La première tasse de notes vous est donc servie avec la courtoisie de Dye Crap. Les compères aux sonorités punk débarquent de Rouen pour tout casser. L’un cagoulé, les autres franchement déjantés et voilà que la joyeuse bande balance des sons sucrés qui donnent envie de pogoter franchement sans jamais se prendre au sérieux. Depuis quelques années, le punk avait déserté l’Hexagone, devenant un plaisir coupable réservé à de petits comités qui en écoutait encore dans le plus grand des secrets. De là à pouvoir découvrir du sang neuf ? La partie était loin d’être gagnée. Et puis enfin, comme les Doc Martens revenues en force comme le sommet du bon goût, voilà que les gros sons punks, aussi durs à cuir que les fameuses chaussures le sont à porter les premiers jours, avaient fait leur retour fracassant. Pour refaire du punk en 2020, il faut donc ratisser large, l’histoire du courant, maintenant loin des 70’s et des Pistols avaient pris, la faute aux années 2000, des accents d’insouciance à la Jackass. Dye Crap portent avec eux l’âme de cette période déjantée où il était bon se vider la tête – et pourrait-on en avoir plus besoin qu’aujourd’hui? – Voilà donc la bande de copains, avec qui on aurait facilement envie de devenir copains, balance ses samples intitulés « Cooloronie », « Game Boy » et frôle l’excellence avec son « My shits » et son refrain aussi travaillé qu’entraînant face à une salle qui se remplie doucement mais sûrement.

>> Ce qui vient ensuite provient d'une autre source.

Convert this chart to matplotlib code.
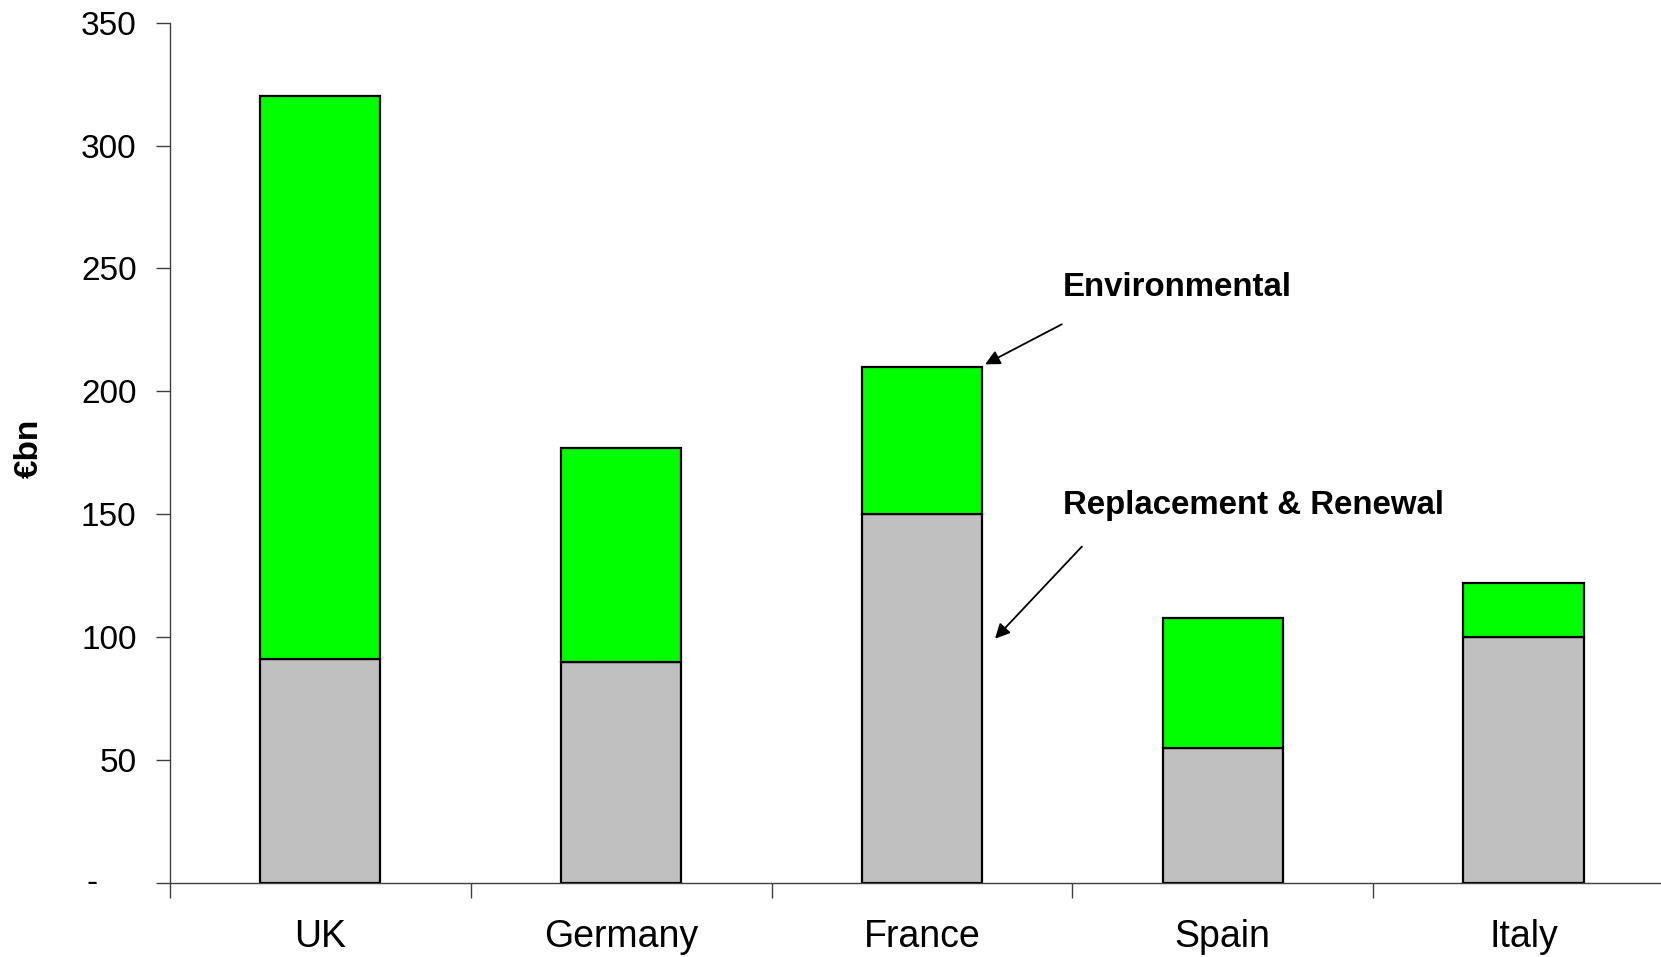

Le ton est donné, c’est maintenant au tour de Beach Youth de prendre place. Le quatuor plus aérien que ses prédécesseurs propose un rock au ton léger où la clarté de la voix est gage de qualité. Solaire, la formation fait la nique aux feuilles oranges dehors et aux rails trop fraîches lorsqu’une cigarette y est fumée entre deux performances. A coup de balades aux sonorités pop et aux envolées clairement travaillées, la formation happe la salle en un tourbillon de bonne humeur. Cette ballade automnale en bord de mer permet de repousser encore un peu le froid qui ne semble pas nous avoir quitté depuis maintenant plus d’un an.
Tourbillons obscures
Les concerts s’enchaînent à toute vitesse et le bar, lui est pris d’assaut. Les shots se font dans des tasses à café, les cocktails dans des verres sans pieds, l’anarchie version 2021 ? Et puis l’heure du thé avec la Fêlée est aussi le moment idéal pour laisser échapper le chapelier fou qui existe en chacun de nous. Les conversations des convives sont animées, entre deux tasses de rock, on entend ça et là des grandes conversations sur les thèmes de société, ça refait le Monde dans un bouillon effervescent de bonne intentions qui se concrétisent. Voilà que le son des guitares coupe les débats : Steve Amber est sur scène. Son chanteur porte à merveille le combo robe, baskets. Plus sombre que ses prédécesseurs, le groupe profite du timbre aux accents acérés de son frontman. Ballade sauvage et guitares hypnotiques portent avec grâce ce show qui touche aux tripes. Une goutte de new wave pimente ce set aux arrangements bien faits et aux notes ardemment travaillées. Depuis son Grand Zebrock, le groupe a peaufiner son écriture, pris de l’assurance, s’élevant de son côté psyché pour mieux définir ses nombreuses facettes. Ses montées sont profondes, pleines de sens, parlent aux maux et à la mélancolie. Pourtant, le groupe, lui, dégage une chaleur indéniable. Les plaisanteries fusent. Elles coupent et permettent de reprendre son souffle alors que le set haletant, laisse tout le monde sans voix mais heureux, convaincu s’il le fallait des immenses qualités de Steve Amber.
Un dernier shot de folie
Toutes les bonnes choses ont une fin. Même les moments les plus fous. Pour poursuivre sur le chemin puissant et saturé ouvert par le groupe précédent Moïze Turizer a la lourde tâche de clôturer la soirée. Platine et rock sombre s’invite à la soirée. Les notes sont lourdes de sens, la voix grave, les influences multiples. En duo, sans chichis, les copains invitent la salle à des tourbillons de noirceurs sans concession. Un léger manquement au niveau des régalages son altère les qualités de cette découverte scénique qui se vit comme un trip rock sous champis. Les incisions aïgues s’y répètent en boucles agitées, la voix appelle l’oreille. La soirée se finira en trans ou ne finira jamais. Et si la seconde option aurait été préférable, il faut bien quitter ce moment de folie partagée pour mieux se retrouver, au plus vite on l’espère, entre fêlés.